The pragmatic diplomacy that the Lee Myung-bak administration ambitiously advocated just months ago is already on the verge of collapse.

The diplomatic path to a “future-oriented, mature partnership” with Japan was shattered by Japan’s provocative claim to the Dokdo islets. Extolling his 21st Century Strategic Alliance with the United States has lost meaning because of the beef deal controversy. Relations with China have soured enough for China’s Foreign Ministry spokesman to criticize the military alliance between South Korea and the United States in front of President Lee while he was in Beijing on a state visit.

There is no need for explanation with regard to North Korea.

The administration’s plan for the North was “denuclearization first, cooperation after.” This position itself is not wrong. The government could not continue following the paths of previous administrations, which provided the North with unconditional aid.

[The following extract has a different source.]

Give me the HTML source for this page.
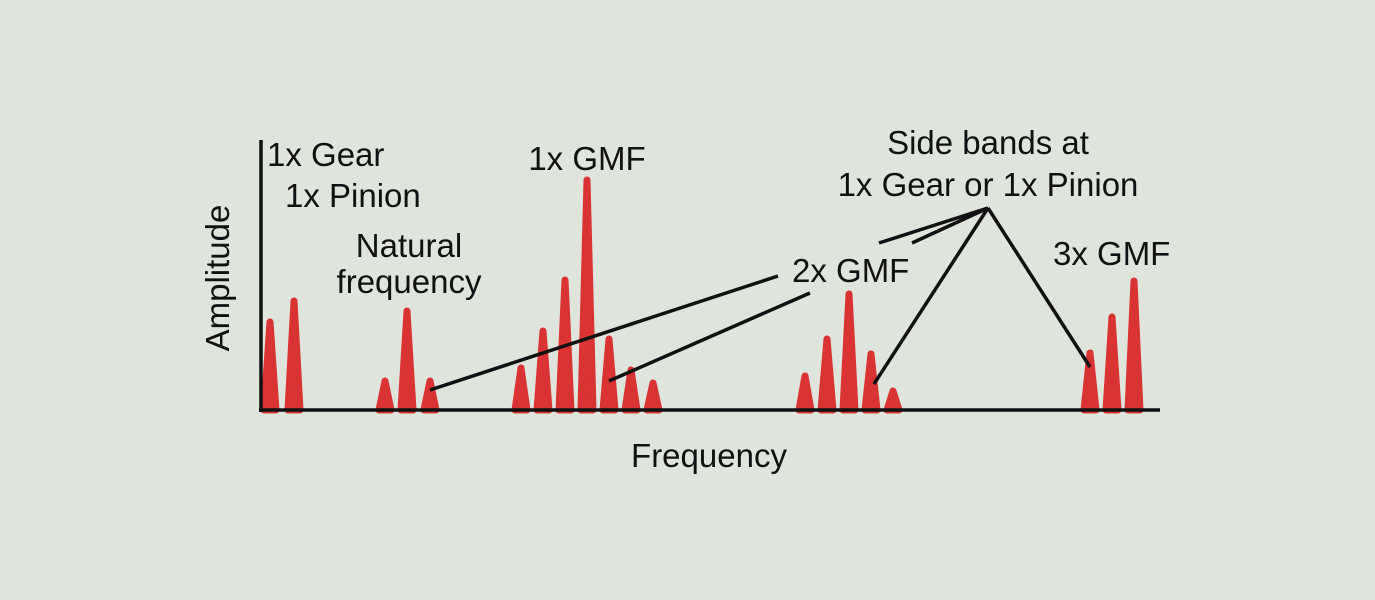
<!DOCTYPE html>
<html><head><style>
html,body{margin:0;padding:0;background:#dfe5dc;}
svg{display:block;}
text{font-family:"Liberation Sans",sans-serif;font-size:33px;fill:#111;}
</style></head><body>
<svg width="1375" height="600" viewBox="0 0 1375 600">
<rect width="1375" height="600" fill="#dfe5dc"/>
<g fill="#d93333" stroke="#d93333" stroke-width="7" stroke-linejoin="round">
<polygon points="264,410 270,322 276,410"/>
<polygon points="288,410 294,301 300,410"/>
<polygon points="379,410 385,381 391,410"/>
<polygon points="401,410 407,311 413,410"/>
<polygon points="424,410 430,381 436,410"/>
<polygon points="515,410 521,368 527,410"/>
<polygon points="537,410 543,331 549,410"/>
<polygon points="559,410 565,280 571,410"/>
<polygon points="581,410 587,180 593,410"/>
<polygon points="603,410 609,339 615,410"/>
<polygon points="625,410 631,370 637,410"/>
<polygon points="647,410 653,383 659,410"/>
<polygon points="799,410 805,376 811,410"/>
<polygon points="821,410 827,339 833,410"/>
<polygon points="843,410 849,294 855,410"/>
<polygon points="865,410 871,354 877,410"/>
<polygon points="887,410 893,391 899,410"/>
<polygon points="1084,410 1090,353 1096,410"/>
<polygon points="1106,410 1112,317 1118,410"/>
<polygon points="1128,410 1134,281 1140,410"/>
</g>
<g stroke="#111" stroke-width="3.5" fill="none">
<line x1="261" y1="140" x2="261" y2="412"/>
<line x1="259" y1="410" x2="1160" y2="410"/>
<line x1="430" y1="390" x2="778" y2="276"/>
<line x1="609" y1="381" x2="810" y2="293"/>
<line x1="988" y1="208" x2="879" y2="243"/>
<line x1="988" y1="208" x2="912" y2="243"/>
<line x1="988" y1="208" x2="874" y2="384"/>
<line x1="988" y1="208" x2="1090" y2="367"/>
</g>
<text x="267" y="166">1x Gear</text>
<text x="285" y="207">1x Pinion</text>
<text x="409" y="257" text-anchor="middle">Natural</text>
<text x="409" y="293" text-anchor="middle">frequency</text>
<text x="587" y="170" text-anchor="middle">1x GMF</text>
<text x="988" y="154" text-anchor="middle">Side bands at</text>
<text x="988" y="196" text-anchor="middle">1x Gear or 1x Pinion</text>
<text x="792" y="282">2x GMF</text>
<text x="1053" y="265">3x GMF</text>
<text x="709" y="467" text-anchor="middle">Frequency</text>
<text x="0" y="0" text-anchor="middle" transform="translate(229,278) rotate(-90)">Amplitude</text>
</svg>
</body></html>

In terms of relations with the United States, China, Japan and Russia, the line of “pragmatic foreign diplomacy with national interests first” was emphasized. The “neither pro-U.S. nor pro-China” stance was also criticized, but choosing foreign policy in favor of national interests is logical.

The real problem is carelessness in determining other countries’ intentions. North Korea values pride and is ruled by a system that neglects its starving people. But the Lee administration attached a precondition ? “upon request from Pyongyang” ? for food aid, which the Lee administration finally discarded. On the day Lee announced his revised policy, North Korean soldiers killed a South Korean tourist.

The Korea-U.S. alliance is crucial for national security. However, it is in America’s interests as well to improve relations with the North. And the beef pact has shown that America is unwilling to compromise trade relations with South Korea. However, the Lee administration responded naively, probably thinking, “If we concede to the U.S., we will be compensated as well.” The same holds for relations with Japan as seen in the recent rekindling of Japan’s false claims to ownership of the Dokdo islets.

Diplomacy accompanies painstaking negotiation. Discard the buzzword “pragmatic,” which has come to be so degraded as to mean no more than expedient opportunism.

It is better to set down tangible diplomatic goals and concrete strategies to achieve those goals.